How Rainbow Table Attack works

A rainbow table is a linked list of precomputed hash chains used for reversing cryptographic hash functions in order to crack password hashes. Having generated such a table attacks are then carried out by finding the hash and looking it up in the table to find the corresponding plaintext.

Generating the rainbow table:

The idea is to define a reduction function R that maps hash values back into values in the finite set of plaintexts P. Applying the hash function and the reduction function in an alternating fashion enables a plaintext to map to a hash which maps to a plaintext which maps to a hash and so on in a chain.

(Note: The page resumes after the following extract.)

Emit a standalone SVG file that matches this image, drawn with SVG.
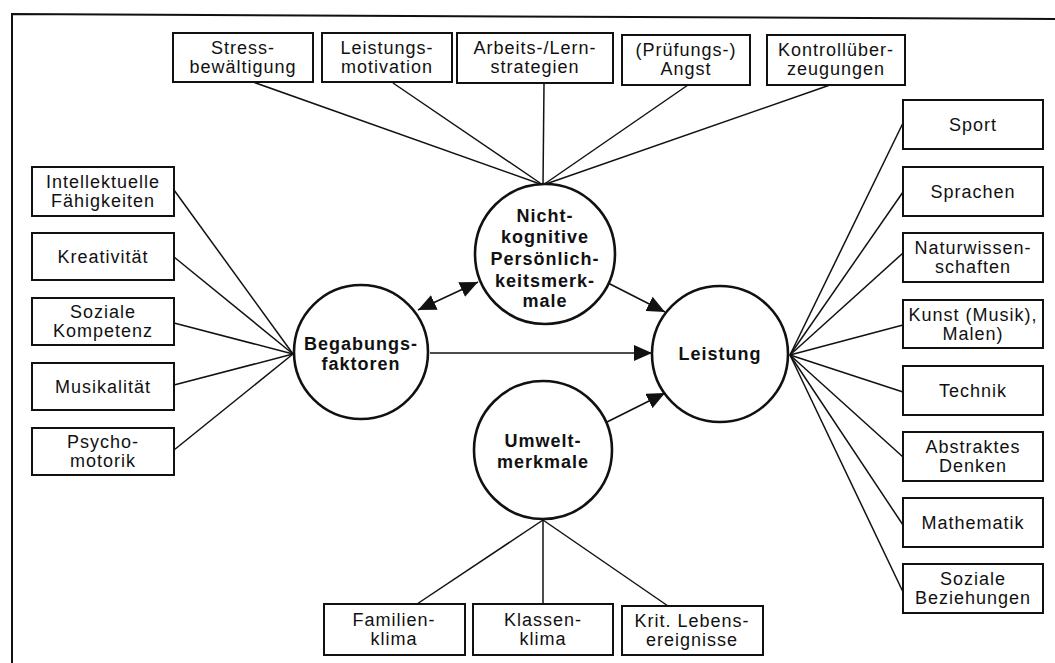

To generate the table, a random set of initial plaintexts is chosen and chains of some fixed length k are computed for each chosen plaintext. Only the first and last plaintext in each chain is stored. The first password is called the starting point and the last one is called the endpoint. None of the other plaintexts (or the hash values) are stored.

Finding the password given a hash:

Given a hash h1 for which we desire the plaintext the following algorithm is applied. Compute a chain with h1 as the starting point by applying the reduction function R and the hash function h in an alternating fashion. For each plaintext in this chain, we look for a matching plaintext among the end points stored in the rainbow table. If such an end point is found, a new chain is then started using the corresponding start point. This chain will contain the hash value observed h1 and therefore we may deduce that the preceding plaintext in the chain is the plaintext corresponding to h­1 that we desire.

Password Salting, aka Defense against above Attacks

Introduction

A salt is additional random data added to the input of a hash function in order to ensure that the output of repeated hashes of some input are not the same.

This is important for passwords where the same password may be used for a prolonged period or in different places, salting makes this more secure essentially by rendering each password random and therefore different. Salting makes passwords more complex and longer making attacks upon them far harder.

Salts protect against rainbow table and dictionary attacks wherein the hashes of many likely inputs are precomputed so that the observed hash can simply be looked up to reveal the input.

How Password Salting works

Historically passwords were stored as plaintext in the databases of user systems. Clearly this was vulnerable to attack and equally if the same password was used in different places giving it to one system enabled that system to use it elsewhere.

Example of Password Salting

Now only the hashes of salted passwords and the salts added are stored in databases so that the password is not known to the owner of the database or any attacker who may attain the database of hashes and salts. The salts and hashes are stored alongside the related user identifier in a database. Upon logging in the username will be used to retrieve the salt and the hash related to the user in question. The salt will be appended to the password input and the entire string then hashed. If the hash matches that retrieved for the user in the database then permission is granted, else permission is denied.

Caveats:

The use of salts makes precomputing hashes of any password difficult due to the need to predict a randomly generated salt. The salt for each password must be randomly generated for each new password to maintain a disconnect between the salt and the system or password. Repeated salts make any successful attack devastating since once the salt is attained any subsequent attacks are far simpler. Salts must also be long enough for it to be infeasible to calculate them all and all of their hashes.

Should the database be compromised this will aid the attacker in making new forms of attack easier as now the password is all that is missing to gain access to a users account.

Summary

Standard attacks on hash functions come in the form of brute force attacks, dictionary tables and more sophisticated rainbow table attacks. It is not possible to generate a truly collision free hash function but to be considered cryptographically secure a hash function must be designed such that it is infeasible to find a collision or determine the input when given its hash.